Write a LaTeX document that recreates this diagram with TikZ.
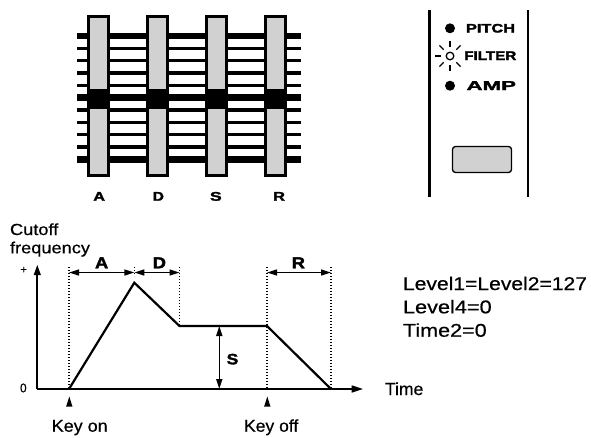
\documentclass[tikz,border=0pt]{standalone}
\usepackage{fontspec}
\setmainfont{Liberation Sans}[FakeBold=0.5]
\newfontfamily\heavyfam{Liberation Sans}[BoldFeatures={FakeBold=2}]
\usepackage{graphicx}
\usetikzlibrary{arrows.meta}
\definecolor{knobgray}{gray}{0.82}
% #1 width, #2 cap height, #3 text
\newcommand{\fitT}[3]{\pgfmathsetmacro\fsz{#2/0.716}\fontsize{\fsz pt}{\fsz pt}\selectfont\resizebox{#1pt}{\height}{#3}}
\begin{document}
\begin{tikzpicture}[x=1pt,y=-1pt,
  txt/.style={inner sep=0pt,outer sep=0pt,anchor=base west},
  ctxt/.style={inner sep=0pt,outer sep=0pt,anchor=center},
  bar/.style={line cap=butt},
  sliderbody/.style={fill=knobgray,draw=black,line width=3pt},
  panelline/.style={line width=2.3pt},
  axisline/.style={line width=2.2pt},
  envline/.style={line width=2.2pt,line join=miter},
  dotline/.style={line width=1.6pt,dash pattern=on 1.3pt off 1.7pt},
  dimarrow/.style={line width=1.5pt,{Triangle[length=10pt,width=6pt]}-{Triangle[length=10pt,width=6pt]}},
  ray/.style={line width=1.2pt}
]
\useasboundingbox (0,0) rectangle (591,437);

% ---------- slider bank ----------
\foreach \k/\w in {0/6.5,1/3.3,2/3.3,3/3.3,4/3.3,5/6.5,6/3.3,7/3.3,8/3.3,9/3.3,10/6.5}{
  \draw[bar,line width=\w pt] (77,{36+12.33*\k}) -- (301,{36+12.33*\k});
}
\foreach \cx in {98.7,157.7,216.7,275.7}{
  \filldraw[sliderbody] (\cx-9.8,16.5) rectangle (\cx+9.8,175.2);
  \fill (\cx-11.3,89) rectangle (\cx+11.3,109);
}
\node[txt] (lA) at (93.3,200.7) {\fitT{11.7}{9}{\heavyfam\bfseries A}};
\node[txt] (lD) at (152.7,200.7) {\fitT{11.3}{9}{\heavyfam\bfseries D}};
\node[txt] (lS) at (210,200.7) {\fitT{11.7}{9}{\heavyfam\bfseries S}};
\node[txt] (lR) at (273.3,200.7) {\fitT{11.7}{9}{\heavyfam\bfseries R}};

% ---------- panel ----------
\draw[panelline] (429.5,10) -- (429.5,197);
\draw[panelline] (527.8,10) -- (527.8,197);
\fill (450,28.3) circle (5);
\fill (450,85.7) circle (5);
\draw[line width=1.3pt] (450,56) circle (3.8);
\foreach \a in {45,90,135,180,225,270,315}{
  \draw[ray] (450,56) ++(\a:9) -- ++(\a:6);
}
\node[txt] (pitch) at (466,32.5) {\fitT{49}{8.8}{\heavyfam\bfseries PITCH}};
\node[txt] (filter) at (464.3,60) {\fitT{52}{9}{\heavyfam\bfseries FILTER}};
\node[txt] (amp) at (466.5,90) {\fitT{49.5}{9.2}{\heavyfam\bfseries AMP}};
\filldraw[fill=knobgray,line width=1.3pt,rounded corners=3pt] (452.5,146.5) rectangle (511.5,172.5);

% ---------- graph ----------
\coordinate (O) at (37.3,389);
\coordinate (Ytop) at (37.3,264.5);
\coordinate (Xend) at (363.3,389);
\draw[axisline,-{Triangle[length=10.5pt,width=6.5pt]}] (O) -- (Ytop);
\draw[axisline,-{Triangle[length=11.6pt,width=6.7pt]}] (O) -- (Xend);

\coordinate (P0) at (69,389);
\coordinate (P1) at (134.3,282.7);
\coordinate (P2) at (179.5,326);
\coordinate (P3) at (267,326);
\coordinate (P4) at (331,389);
\draw[envline] (P0) -- (P1) -- (P2) -- (P3) -- (P4);

% dotted guides
\coordinate (T0) at (69,267);
\coordinate (T1) at (134.3,267);
\coordinate (B1) at (134.3,276);
\coordinate (T2) at (179.5,267);
\coordinate (T3) at (267,267);
\coordinate (B3) at (267,389);
\coordinate (T4) at (331,267);
\draw[dotline] (T0) -- (P0);
\draw[dotline] (T1) -- (B1);
\draw[dotline] (T2) -- (P2);
\draw[dotline] (T3) -- (B3);
\draw[dotline] (T4) -- (P4);

% dimension arrows
\coordinate (a0) at (69,272.5);
\coordinate (a1) at (134.3,272.5);
\coordinate (a2) at (179.5,272.5);
\coordinate (a3) at (267,272.5);
\coordinate (a4) at (331,272.5);
\draw[dimarrow] (a0) -- (a1);
\draw[dimarrow] (a1) -- (a2);
\draw[dimarrow] (a3) -- (a4);
\coordinate (s0) at (219.3,326);
\coordinate (s1) at (219.3,389);
\draw[dimarrow] (s0) -- (s1);

\node[txt] (gA) at (95,268.3) {\fitT{13.3}{11.4}{\heavyfam\bfseries A}};
\node[txt] (gD) at (152.7,268.3) {\fitT{13.3}{11.4}{\heavyfam\bfseries D}};
\node[txt] (gR) at (291.7,268.3) {\fitT{13.3}{11.4}{\heavyfam\bfseries R}};
\node[txt] (gS) at (226.7,364.3) {\fitT{11.6}{10.8}{\heavyfam\bfseries S}};

% key markers
\fill (69.3,396.5) -- (72.5,406.7) -- (66.1,406.7) -- cycle;
\fill (267.3,396.5) -- (270.5,406.7) -- (264.1,406.7) -- cycle;

% texts
\node[txt] (cut) at (10,235) {\fitT{48.3}{11.5}{Cutoff}};
\node[txt] (freq) at (10,253.3) {\fitT{80}{11.5}{frequency}};
\node[ctxt] (plus) at (23.7,270) {\fitT{6.5}{8}{+}};
\node[txt] (zero) at (20,392.3) {\fitT{6.7}{9}{0}};
\node[txt] (time) at (385,395) {\fitT{38.3}{12.5}{Time}};
\node[txt] (keyon) at (51.7,431.7) {\fitT{56}{12.2}{Key on}};
\node[txt] (keyoff) at (244,431.7) {\fitT{54.3}{12.2}{Key off}};
\node[txt] (lv1) at (403,290) {\fitT{184}{13.2}{Level1=Level2=127}};
\node[txt] (lv4) at (403,313.3) {\fitT{88.7}{13.2}{Level4=0}};
\node[txt] (t2) at (403,336.7) {\fitT{83.7}{13.2}{Time2=0}};
\end{tikzpicture}
\end{document}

——

Repeat all the data as it stands, dropping any images it holds.

Write a LaTeX document that recreates this diagram with TikZ.
\documentclass[tikz,border=0pt]{standalone}
\usepackage{fontspec}
\setmainfont{Liberation Sans}[FakeBold=0.5]
\newfontfamily\heavyfam{Liberation Sans}[BoldFeatures={FakeBold=2}]
\usepackage{graphicx}
\usetikzlibrary{arrows.meta}
\definecolor{knobgray}{gray}{0.82}
% #1 width, #2 cap height, #3 text
\newcommand{\fitT}[3]{\pgfmathsetmacro\fsz{#2/0.716}\fontsize{\fsz pt}{\fsz pt}\selectfont\resizebox{#1pt}{\height}{#3}}
\begin{document}
\begin{tikzpicture}[x=1pt,y=-1pt,
  txt/.style={inner sep=0pt,outer sep=0pt,anchor=base west},
  ctxt/.style={inner sep=0pt,outer sep=0pt,anchor=center},
  bar/.style={line cap=butt},
  sliderbody/.style={fill=knobgray,draw=black,line width=3pt},
  panelline/.style={line width=2.3pt},
  axisline/.style={line width=2.2pt},
  envline/.style={line width=2.2pt,line join=miter},
  dotline/.style={line width=1.6pt,dash pattern=on 1.3pt off 1.7pt},
  dimarrow/.style={line width=1.5pt,{Triangle[length=10pt,width=6pt]}-{Triangle[length=10pt,width=6pt]}},
  ray/.style={line width=1.2pt}
]
\useasboundingbox (0,0) rectangle (591,437);

% ---------- slider bank ----------
\foreach \k/\w in {0/6.5,1/3.3,2/3.3,3/3.3,4/3.3,5/6.5,6/3.3,7/3.3,8/3.3,9/3.3,10/6.5}{
  \draw[bar,line width=\w pt] (77,{36+12.33*\k}) -- (301,{36+12.33*\k});
}
\foreach \cx in {98.7,157.7,216.7,275.7}{
  \filldraw[sliderbody] (\cx-9.8,16.5) rectangle (\cx+9.8,175.2);
  \fill (\cx-11.3,89) rectangle (\cx+11.3,109);
}
\node[txt] (lA) at (93.3,200.7) {\fitT{11.7}{9}{\heavyfam\bfseries A}};
\node[txt] (lD) at (152.7,200.7) {\fitT{11.3}{9}{\heavyfam\bfseries D}};
\node[txt] (lS) at (210,200.7) {\fitT{11.7}{9}{\heavyfam\bfseries S}};
\node[txt] (lR) at (273.3,200.7) {\fitT{11.7}{9}{\heavyfam\bfseries R}};

% ---------- panel ----------
\draw[panelline] (429.5,10) -- (429.5,197);
\draw[panelline] (527.8,10) -- (527.8,197);
\fill (450,28.3) circle (5);
\fill (450,85.7) circle (5);
\draw[line width=1.3pt] (450,56) circle (3.8);
\foreach \a in {45,90,135,180,225,270,315}{
  \draw[ray] (450,56) ++(\a:9) -- ++(\a:6);
}
\node[txt] (pitch) at (466,32.5) {\fitT{49}{8.8}{\heavyfam\bfseries PITCH}};
\node[txt] (filter) at (464.3,60) {\fitT{52}{9}{\heavyfam\bfseries FILTER}};
\node[txt] (amp) at (466.5,90) {\fitT{49.5}{9.2}{\heavyfam\bfseries AMP}};
\filldraw[fill=knobgray,line width=1.3pt,rounded corners=3pt] (452.5,146.5) rectangle (511.5,172.5);

% ---------- graph ----------
\coordinate (O) at (37.3,389);
\coordinate (Ytop) at (37.3,264.5);
\coordinate (Xend) at (363.3,389);
\draw[axisline,-{Triangle[length=10.5pt,width=6.5pt]}] (O) -- (Ytop);
\draw[axisline,-{Triangle[length=11.6pt,width=6.7pt]}] (O) -- (Xend);

\coordinate (P0) at (69,389);
\coordinate (P1) at (134.3,282.7);
\coordinate (P2) at (179.5,326);
\coordinate (P3) at (267,326);
\coordinate (P4) at (331,389);
\draw[envline] (P0) -- (P1) -- (P2) -- (P3) -- (P4);

% dotted guides
\coordinate (T0) at (69,267);
\coordinate (T1) at (134.3,267);
\coordinate (B1) at (134.3,276);
\coordinate (T2) at (179.5,267);
\coordinate (T3) at (267,267);
\coordinate (B3) at (267,389);
\coordinate (T4) at (331,267);
\draw[dotline] (T0) -- (P0);
\draw[dotline] (T1) -- (B1);
\draw[dotline] (T2) -- (P2);
\draw[dotline] (T3) -- (B3);
\draw[dotline] (T4) -- (P4);

% dimension arrows
\coordinate (a0) at (69,272.5);
\coordinate (a1) at (134.3,272.5);
\coordinate (a2) at (179.5,272.5);
\coordinate (a3) at (267,272.5);
\coordinate (a4) at (331,272.5);
\draw[dimarrow] (a0) -- (a1);
\draw[dimarrow] (a1) -- (a2);
\draw[dimarrow] (a3) -- (a4);
\coordinate (s0) at (219.3,326);
\coordinate (s1) at (219.3,389);
\draw[dimarrow] (s0) -- (s1);

\node[txt] (gA) at (95,268.3) {\fitT{13.3}{11.4}{\heavyfam\bfseries A}};
\node[txt] (gD) at (152.7,268.3) {\fitT{13.3}{11.4}{\heavyfam\bfseries D}};
\node[txt] (gR) at (291.7,268.3) {\fitT{13.3}{11.4}{\heavyfam\bfseries R}};
\node[txt] (gS) at (226.7,364.3) {\fitT{11.6}{10.8}{\heavyfam\bfseries S}};

% key markers
\fill (69.3,396.5) -- (72.5,406.7) -- (66.1,406.7) -- cycle;
\fill (267.3,396.5) -- (270.5,406.7) -- (264.1,406.7) -- cycle;

% texts
\node[txt] (cut) at (10,235) {\fitT{48.3}{11.5}{Cutoff}};
\node[txt] (freq) at (10,253.3) {\fitT{80}{11.5}{frequency}};
\node[ctxt] (plus) at (23.7,270) {\fitT{6.5}{8}{+}};
\node[txt] (zero) at (20,392.3) {\fitT{6.7}{9}{0}};
\node[txt] (time) at (385,395) {\fitT{38.3}{12.5}{Time}};
\node[txt] (keyon) at (51.7,431.7) {\fitT{56}{12.2}{Key on}};
\node[txt] (keyoff) at (244,431.7) {\fitT{54.3}{12.2}{Key off}};
\node[txt] (lv1) at (403,290) {\fitT{184}{13.2}{Level1=Level2=127}};
\node[txt] (lv4) at (403,313.3) {\fitT{88.7}{13.2}{Level4=0}};
\node[txt] (t2) at (403,336.7) {\fitT{83.7}{13.2}{Time2=0}};
\end{tikzpicture}
\end{document}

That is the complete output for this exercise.